I have been studying Fuzzy Set Theory and in that, we come across standard fuzzy union ($\cup$) and intersection ($\cap$) defined as the maximum and minimum of membership values respectively.
In some proof regarding distributive laws, I came across the expression,
$$\min \left\lbrace A(x), \max \left\lbrace B(x), C(x) \right\rbrace \right\rbrace$$ where these $A(x), B(x) \text{ and } C(x)$ are membership values of $x$ in $\left[ 0, 1 \right]$.

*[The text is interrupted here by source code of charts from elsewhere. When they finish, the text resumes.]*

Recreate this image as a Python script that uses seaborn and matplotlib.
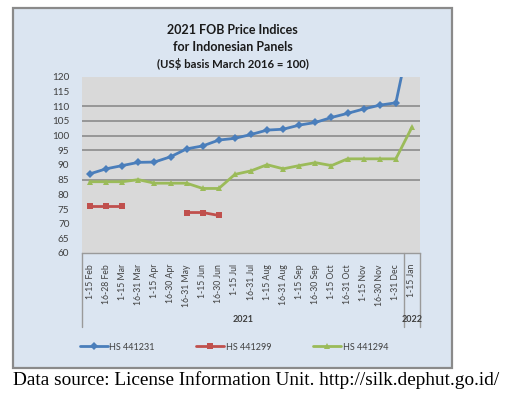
import numpy as np
import pandas as pd
import matplotlib
matplotlib.use("Agg")
import matplotlib.pyplot as plt
import matplotlib.transforms as mtrans
from matplotlib.patches import Rectangle
from matplotlib.lines import Line2D
import seaborn as sns

categories = ["1-15 Feb", "16-28 Feb", "1-15 Mar", "16-31 Mar", "1-15 Apr", "16-30 Apr",
              "16-31 May", "1-15 Jun", "16-30 Jun", "1-15 Jul", "16-31 Jul", "1-15 Aug",
              "16-31 Aug", "1-15 Sep", "16-30 Sep", "1-15 Oct", "16-31 Oct", "1-15 Nov",
              "16-30 Nov", "1-31 Dec", "1-15 Jan"]
hs441231 = [87.0, 88.7, 89.8, 90.9, 91.0, 92.8, 95.5, 96.5, 98.5, 99.1, 100.4, 101.9,
            102.2, 103.6, 104.5, 106.2, 107.6, 109.1, 110.4, 111.2, 137.0]
hs441299 = [75.9, 75.9, 75.9, np.nan, np.nan, np.nan, 73.8, 73.8, 72.8, np.nan, np.nan,
            np.nan, np.nan, np.nan, np.nan, np.nan, np.nan, np.nan, np.nan, np.nan, np.nan]
hs441294 = [84.3, 84.3, 84.3, 85.0, 83.8, 83.8, 83.8, 82.0, 82.0, 86.8, 88.0, 90.1,
            88.7, 89.8, 90.8, 89.8, 92.1, 92.1, 92.1, 92.1, 102.9]
series_names = ["HS 441231", "HS 441299", "HS 441294"]
year_labels = ["2021", "2022"]
y_ticks = list(range(60, 121, 5))
grid_vals = [85, 95, 100, 105, 110]

rows = []
for name, vals in zip(series_names, [hs441231, hs441299, hs441294]):
    seg = 0
    prev_nan = True
    for i, v in enumerate(vals):
        if np.isnan(v):
            prev_nan = True
            continue
        if prev_nan:
            seg += 1
            prev_nan = False
        rows.append({"x": i, "value": v, "series": name, "seg": f"{name}-{seg}"})
df = pd.DataFrame(rows)

sns.set_style("white")
plt.rcParams["font.family"] = ["Lato", "DejaVu Sans"]

W, H = 514, 397
fig = plt.figure(figsize=(W / 100, H / 100), dpi=100)
fig.patch.set_facecolor("white")

# chart area box
fig.patches.append(Rectangle((13 / W, 1 - 368 / H), (452 - 13) / W, (368 - 8) / H,
                             transform=fig.transFigure, facecolor="#dbe5f1",
                             edgecolor="#8a8a8a", linewidth=1.6, zorder=-5))

ax = fig.add_axes([82 / W, 1 - 253 / H, (420 - 82) / W, (253 - 77) / H])
ax.set_zorder(2)
ax.set_facecolor("#d9d9d9")

for g in grid_vals:
    ax.axhline(g, color="#8c8c8c", lw=1.2, zorder=1)

palette = {"HS 441231": "#4a7ebb", "HS 441299": "#c0504d", "HS 441294": "#9bbb59"}
markers = {"HS 441231": "D", "HS 441299": "s", "HS 441294": "^"}
sns.lineplot(data=df, x="x", y="value", hue="series", style="series", units="seg",
             estimator=None, palette=palette, markers=markers, dashes=False,
             linewidth=2.0, markersize=4, markeredgewidth=0, ax=ax, legend=False,
             zorder=3)

ax.set_xlim(-0.5, len(categories) - 0.5)
ax.set_ylim(60, 120)
ax.set_yticks(y_ticks)
ax.set_yticklabels([str(t) for t in y_ticks], fontsize=7.2, color="#404040")
ax.set_xticks(range(len(categories)))
ax.set_xticklabels(categories, rotation=90, fontsize=6.2, color="#404040")
ax.tick_params(axis="both", length=0)
ax.tick_params(axis="y", pad=9)
ax.tick_params(axis="x", pad=8)
ax.set_xlabel("")
ax.set_ylabel("")
for s in ["top", "right", "left"]:
    ax.spines[s].set_visible(False)
ax.spines["bottom"].set_color("#9a9a9a")
ax.spines["bottom"].set_linewidth(1.0)

# multi-level category axis
trans = mtrans.blended_transform_factory(ax.transData, ax.transAxes)
ybot = -(327 - 253) / (253 - 77)
for xv in [-0.5, len(categories) - 1.5, len(categories) - 0.5]:
    ax.add_line(Line2D([xv, xv], [0, ybot], transform=trans, color="#9a9a9a",
                       lw=1.0, clip_on=False))
ylab = -(319 - 253) / (253 - 77)
ax.text((len(categories) - 2) / 2, ylab, year_labels[0], transform=trans, ha="center",
        va="center", fontsize=6.5, color="#404040", fontweight="bold")
ax.text(len(categories) - 1, ylab, year_labels[1], transform=trans, ha="center",
        va="center", fontsize=6.5, color="#404040", fontweight="bold")

# titles
cx = 232.5 / W
fig.text(cx, 1 - 30 / H, "2021 FOB Price Indices", ha="center", va="center",
         fontsize=9, fontweight="bold", color="#1a1a1a")
fig.text(cx, 1 - 47 / H, "for Indonesian Panels", ha="center", va="center",
         fontsize=9, fontweight="bold", color="#1a1a1a")
fig.text(cx, 1 - 64 / H, "(US$ basis March 2016 = 100)", ha="center", va="center",
         fontsize=8.2, fontweight="bold", color="#1a1a1a")

# legend
handles = [Line2D([], [], color=palette[n], marker=markers[n], lw=2.0, markersize=4,
                  markeredgewidth=0) for n in series_names]
fig.legend(handles, series_names, loc="center", bbox_to_anchor=(234 / W, 1 - 347 / H),
           ncol=3, frameon=False, fontsize=6.5, handlelength=3.1, handletextpad=0.2,
           columnspacing=4.6, labelcolor="#404040")

fig.text(13 / W, 1 - 380 / H, "Data source: License Information Unit. http://silk.dephut.go.id/",
         ha="left", va="center", fontsize=13.9, family=["Liberation Serif", "DejaVu Serif"],
         color="black")

fig.savefig("out.png", dpi=100)
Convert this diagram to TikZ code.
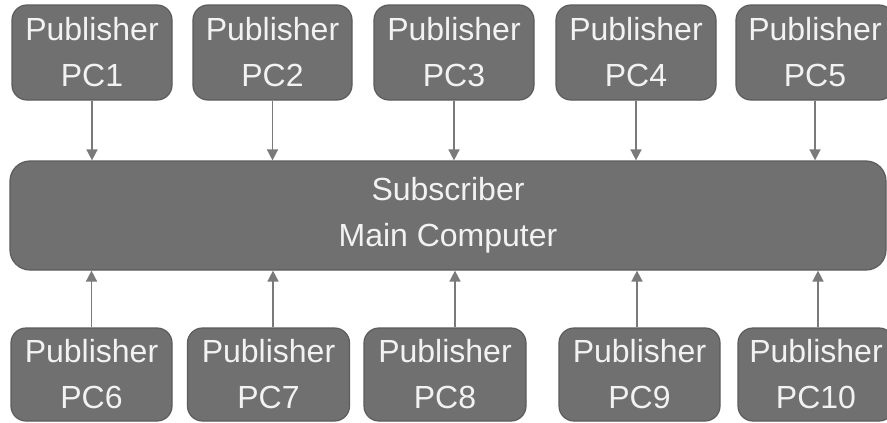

However, to prove the distribution of intersection over addition, i.e., $A \cap \left( B \cup C \right) = \left( A \cap B \right) \cup \left( A \cap C \right)$, I will need to prove
$$\min \left\lbrace A(x), \max \left\lbrace B(x), C(x) \right\rbrace \right\rbrace = \max \left\lbrace \min \left\lbrace A(x), B(x) \right\rbrace, \min \left\lbrace A(x), C(x) \right\rbrace \right\rbrace$$.
Any insights about how to prove this will be useful!
If $A(x)$ is less than or equal to both $B(x)$ and $C(x)$, then the right-hand side will evaluate to $\max\{A(x), A(x)\} = A(x)$, the same as the left-hand side.
If $A(x)$ is greater than either one of $B(x)$ and $C(x)$, say $B(x)$, but not the other (so that $A(x) \leq \max\{B(x), C(x)\}$ still), then the right-hand side will be $\max \{B(x), A(x)\} = A(x)$, again the same as the left-hand side.
Finally, if $A(x)$ is greater than both $B(x)$ and $C(x)$, then the right-hand side will be $\max\{B(x),C(x)\}$, which yet again is the same as the left-hand side in this case. This finishes the proof.
Basically, case-checking alone will suffice to show the proof; there may be a more elegant way, but this certainly gets the job done.